Pictures do not belong in the output. Reproduce exactly the lines from the start of the records through the line with "(Bn) at (B)".

Some records:
•••

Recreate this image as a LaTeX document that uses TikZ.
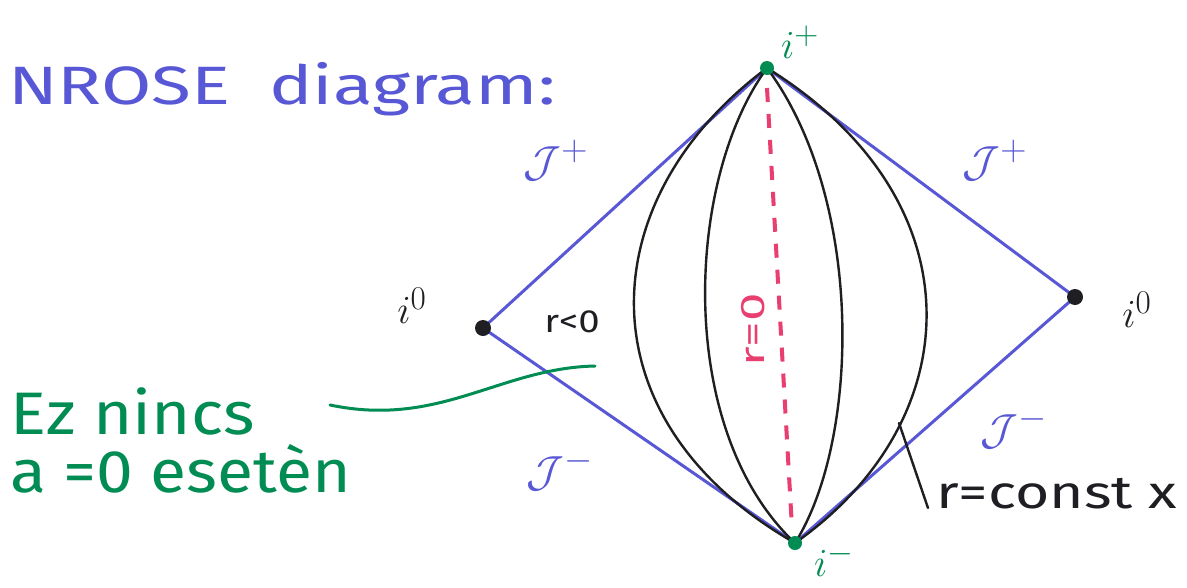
\documentclass[tikz,border=0pt]{standalone}
\usepackage{fontspec}
\setmainfont{Fira Sans}
\definecolor{penblue}{RGB}{88,88,214}
\definecolor{pengreen}{RGB}{0,140,82}
\definecolor{penpink}{RGB}{232,62,112}
\definecolor{penblack}{RGB}{30,30,35}
\begin{document}
\begin{tikzpicture}[x=1pt,y=-1pt,
  bluel/.style={draw=penblue,line width=3pt,line cap=round},
  worldline/.style={draw=penblack,line width=2.4pt,line cap=round},
  blackdot/.style={circle,fill=penblack,inner sep=0pt,minimum size=16pt},
  greendot/.style={circle,fill=pengreen,inner sep=0pt,minimum size=14pt},
  scri/.style={text=penblue,font=\Huge},
  lbl/.style={inner sep=0pt,anchor=center},
]
\path[use as bounding box] (0,0) rectangle (1187,587);
\clip (0,0) rectangle (1187,587);
\fill[white] (0,0) rectangle (1187,587);

% vertices
\coordinate (T) at (767,68);
\coordinate (L) at (483,328);
\coordinate (R) at (1075,297);
\coordinate (B) at (795,543);

% diamond
\draw[bluel] (T) -- (L) -- (B) -- (R) -- (T);

% r = const curves
\draw[worldline] (T) .. controls (590,200) and (580,420) .. (B);
\draw[worldline] (T) .. controls (685,180) and (675,430) .. (B);
\draw[worldline] (T) .. controls (865,200) and (860,440) .. (B);
\draw[worldline] (T) .. controls (980,200) and (970,420) .. (B);

% dots on top
\node[greendot] (Tn) at (T) {};
\node[blackdot] (Ln) at (L) {};
\node[blackdot] (Rn) at (R) {};
\node[greendot] (Bn) at (B) {};

% r = 0 dashed
\coordinate (rtop) at (767,88);
\coordinate (rbot) at (792,528);
\draw[draw=penpink,line width=4pt,dash pattern=on 14pt off 12pt] (rtop) -- (rbot);
\node[lbl,text=penpink,rotate=90,font=\fontsize{34}{34}\selectfont] (r0) at (753,330) {\scalebox{1.5}[1]{r=0}};

% vertex labels
\node[lbl,text=pengreen,font=\Huge] (ip) at (800,42) {\scalebox{1.6}{$i^+$}};
\node[lbl,text=pengreen,font=\Huge] (im) at (834,560) {\scalebox{1.6}{$i^-$}};
\node[lbl,text=penblack,font=\Huge] (i0l) at (412,306) {\scalebox{1.6}{$i^0$}};
\node[lbl,text=penblack,font=\Huge] (i0r) at (1137,310) {\scalebox{1.6}{$i^0$}};

% scri labels
\node[lbl,scri] (jpl) at (556,160) {\scalebox{1.75}{$\mathcal{J}^+$}};
\node[lbl,scri] (jpr) at (995,160) {\scalebox{1.75}{$\mathcal{J}^+$}};
\node[lbl,scri] (jml) at (560,470) {\scalebox{1.75}{$\mathcal{J}^-$}};
\node[lbl,scri] (jmr) at (1014,428) {\scalebox{1.75}{$\mathcal{J}^-$}};

% r<0
\node[lbl,text=penblack,font=\fontsize{32}{32}\selectfont] (rneg) at (572,322) {\scalebox{1.2}[1]{r<0}};

% title
\node[anchor=base west,inner sep=0pt,text=penblue,font=\fontsize{54}{54}\selectfont] (title) at (8,104) {\scalebox{1.35}[1]{NROSE\ \ diagram:}};

% green note
\node[anchor=base west,inner sep=0pt,text=pengreen,font=\fontsize{60}{60}\selectfont] (ez) at (10,434) {\scalebox{1.12}[1]{Ez nincs}};
\node[anchor=base west,inner sep=0pt,text=pengreen,font=\fontsize{60}{60}\selectfont] (aeq) at (10,492) {\scalebox{1.1}[1]{a =0 esetèn}};
\coordinate (gstart) at (330,405);
\coordinate (gend) at (595,366);
\draw[draw=pengreen,line width=3pt,line cap=round] (gstart) .. controls (440,428) and (500,368) .. (gend);

% r = const marker
\coordinate (tk1) at (899,423);
\coordinate (tk2) at (928,508);
\draw[worldline] (tk1) -- (tk2);
\node[anchor=base west,inner sep=0pt,text=penblack,font=\fontsize{46}{46}\selectfont] (rconst) at (936,508) {\scalebox{1.28}[1]{r=const x}};
\end{tikzpicture}
\end{document}
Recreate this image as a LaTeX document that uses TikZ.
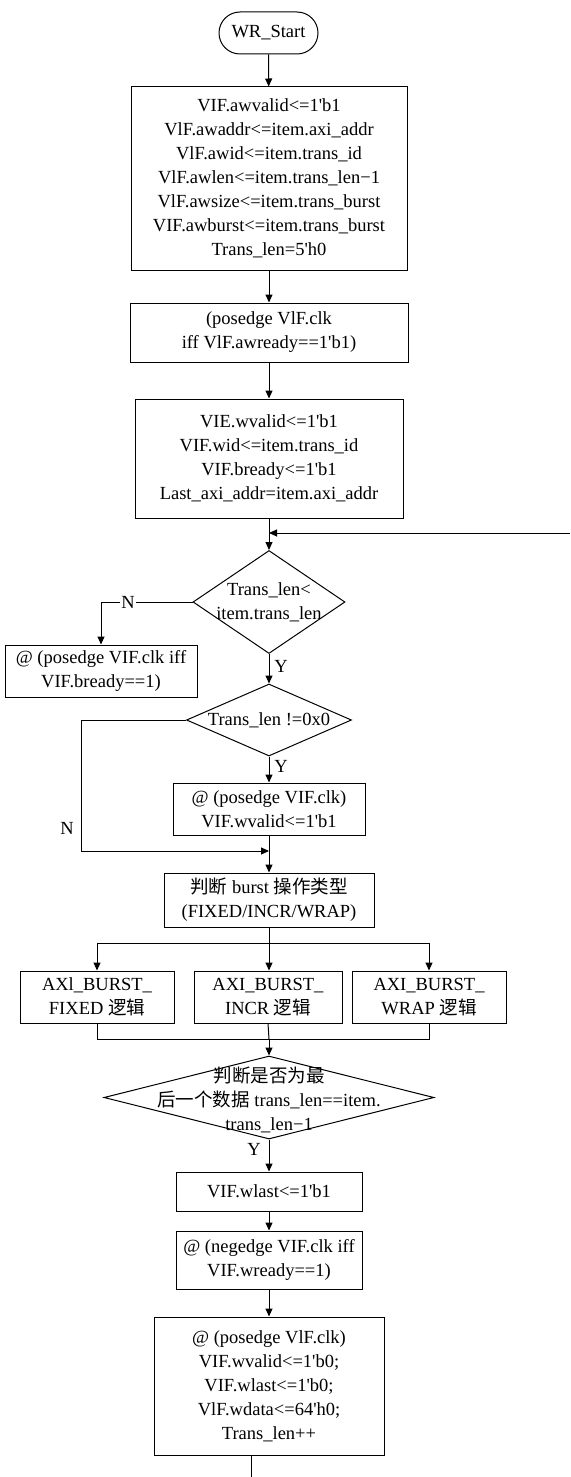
\documentclass[tikz,border=0pt]{standalone}
\usepackage{fontspec}
\setmainfont{Liberation Serif}
\newfontfamily\cjk{Noto Sans CJK SC}
\newcommand{\zh}[1]{{\cjk #1}}
\newcommand{\ap}{\textquotesingle}
\usepackage{tikz}
\usetikzlibrary{shapes.geometric, arrows.meta}
\tikzset{
  txt/.style={font=\fontsize{18.5}{24}\selectfont, align=center, inner sep=0pt},
  box/.style={txt, draw, rectangle},
  term/.style={txt, draw, rectangle, rounded corners=21pt},
  dec/.style={draw, diamond, inner sep=0pt},
  lab/.style={txt, fill=white, inner sep=1pt},
  >={Triangle[length=8pt,width=7pt]}
}

\begin{document}
\begin{tikzpicture}[x=1pt, y=-1pt, line width=1pt]
\useasboundingbox (0,0) rectangle (570,1477);

\node[term, minimum width=99pt, minimum height=42pt] (start) at (268.5,33) {WR\_Start};
\node[box, minimum width=276pt, minimum height=183pt] (b1) at (269,178.5) {VIF.awvalid<=1\ap b1\\VlF.awaddr<=item.axi\_addr\\VlF.awid<=item.trans\_id\\VlF.awlen<=item.trans\_len−1\\VlF.awsize<=item.trans\_burst\\VIF.awburst<=item.trans\_burst\\Trans\_len=5\ap h0};
\node[box, minimum width=278pt, minimum height=59pt] (b2) at (269,332.5) {(posedge VlF.clk\\iff VlF.awready==1\ap b1)};
\node[box, minimum width=268pt, minimum height=119pt] (b3) at (269,458.5) {VIE.wvalid<=1\ap b1\\VIF.wid<=item.trans\_id\\VIF.bready<=1\ap b1\\Last\_axi\_addr=item.axi\_addr};

\node[dec, minimum width=152pt, minimum height=103pt] (d1) at (269,602) {};
\node[txt] (d1t) at (d1) {Trans\_len<\\item.trans\_len};
\node[box, minimum width=192pt, minimum height=52pt] (bn) at (101,671) {@ (posedge VIF.clk iff\\VIF.bready==1)};

\node[dec, minimum width=165pt, minimum height=72pt] (d2) at (269,720) {};
\node[txt] (d2t) at (d2) {Trans\_len !=0x0};
\node[box, minimum width=192pt, minimum height=52pt] (b4) at (269,809) {@ (posedge VIF.clk)\\VIF.wvalid<=1\ap b1};

\node[box, minimum width=210pt, minimum height=54pt] (b5) at (269,900) {\zh{判断} burst \zh{操作类型}\\(FIXED/INCR/WRAP)};
\node[box, minimum width=154pt, minimum height=52pt] (b6) at (97,997) {AXl\_BURST\_\\FIXED \zh{逻辑}};
\node[box, minimum width=148pt, minimum height=52pt] (b7) at (268,997) {AXI\_BURST\_\\INCR \zh{逻辑}};
\node[box, minimum width=154pt, minimum height=52pt] (b8) at (429,997) {AXI\_BURST\_\\WRAP \zh{逻辑}};

\node[dec, minimum width=330pt, minimum height=83pt] (d3) at (269,1097.5) {};
\node[txt] (d3t) at (269,1100) {\zh{判断是否为最}\\\zh{后一个数据} trans\_len==item.\\trans\_len−1};

\node[box, minimum width=186pt, minimum height=39pt] (b9) at (269,1191.5) {VIF.wlast<=1\ap b1};
\node[box, minimum width=186pt, minimum height=58pt] (b10) at (269,1260) {@ (negedge VIF.clk iff\\VIF.wready==1)};
\node[box, minimum width=230pt, minimum height=138pt] (b11) at (269,1386) {@ (posedge VlF.clk)\\VIF.wvalid<=1\ap b0;\\VIF.wlast<=1\ap b0;\\VlF.wdata<=64\ap h0;\\Trans\_len++};

\coordinate (loopin) at (570,533);
\coordinate (n2) at (81,851);
\coordinate (split) at (269,943);
\coordinate (merge) at (269,1039);
\coordinate (loopout) at (251,1477);

\draw[->] (start) -- (b1);
\draw[->] (b1) -- (b2);
\draw[->] (b2) -- (b3);
\draw[->] (b3) -- (d1);
\draw[->] (loopin) -- (loopin -| d1.north);
\draw[->] (d1.west) -| (bn.north);
\draw[->] (d1.south) -- (d2.north);
\draw[->] (d2.south) -- (b4.north);
\draw (d2.west) -| (n2);
\draw[->] (n2) -- (n2 -| b5.north);
\draw[->] (b4) -- (b5);
\draw (b5.south) -- (split);
\draw[->] (split) -| (b6.north);
\draw[->] (split) -| (b8.north);
\draw[->] (split) -- (split |- b7.north);
\draw (b6.south) |- (merge);
\draw (b8.south) |- (merge);
\draw (b7.south) -- (merge);
\draw[->] (merge) -- (d3.north);
\draw[->] (d3.south) -- (b9.north);
\draw[->] (b9) -- (b10);
\draw[->] (b10) -- (b11);
\draw (loopout |- b11.south) -- (loopout);

\node[lab] (n1lab) at (128,602) {N};
\node[lab] (n2lab) at (67,828) {N};
\node[lab] (y1lab) at (281,666) {Y};
\node[lab] (y2lab) at (281,766) {Y};
\node[lab] (y3lab) at (254,1149) {Y};

\end{tikzpicture}
\end{document}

•••

### [THE ANSWER]
Recreate this image as a LaTeX document that uses TikZ.
\documentclass[tikz,border=0pt]{standalone}
\usepackage{fontspec}
\setmainfont{Fira Sans}
\definecolor{penblue}{RGB}{88,88,214}
\definecolor{pengreen}{RGB}{0,140,82}
\definecolor{penpink}{RGB}{232,62,112}
\definecolor{penblack}{RGB}{30,30,35}
\begin{document}
\begin{tikzpicture}[x=1pt,y=-1pt,
  bluel/.style={draw=penblue,line width=3pt,line cap=round},
  worldline/.style={draw=penblack,line width=2.4pt,line cap=round},
  blackdot/.style={circle,fill=penblack,inner sep=0pt,minimum size=16pt},
  greendot/.style={circle,fill=pengreen,inner sep=0pt,minimum size=14pt},
  scri/.style={text=penblue,font=\Huge},
  lbl/.style={inner sep=0pt,anchor=center},
]
\path[use as bounding box] (0,0) rectangle (1187,587);
\clip (0,0) rectangle (1187,587);
\fill[white] (0,0) rectangle (1187,587);

% vertices
\coordinate (T) at (767,68);
\coordinate (L) at (483,328);
\coordinate (R) at (1075,297);
\coordinate (B) at (795,543);

% diamond
\draw[bluel] (T) -- (L) -- (B) -- (R) -- (T);

% r = const curves
\draw[worldline] (T) .. controls (590,200) and (580,420) .. (B);
\draw[worldline] (T) .. controls (685,180) and (675,430) .. (B);
\draw[worldline] (T) .. controls (865,200) and (860,440) .. (B);
\draw[worldline] (T) .. controls (980,200) and (970,420) .. (B);

% dots on top
\node[greendot] (Tn) at (T) {};
\node[blackdot] (Ln) at (L) {};
\node[blackdot] (Rn) at (R) {};
\node[greendot] (Bn) at (B) {};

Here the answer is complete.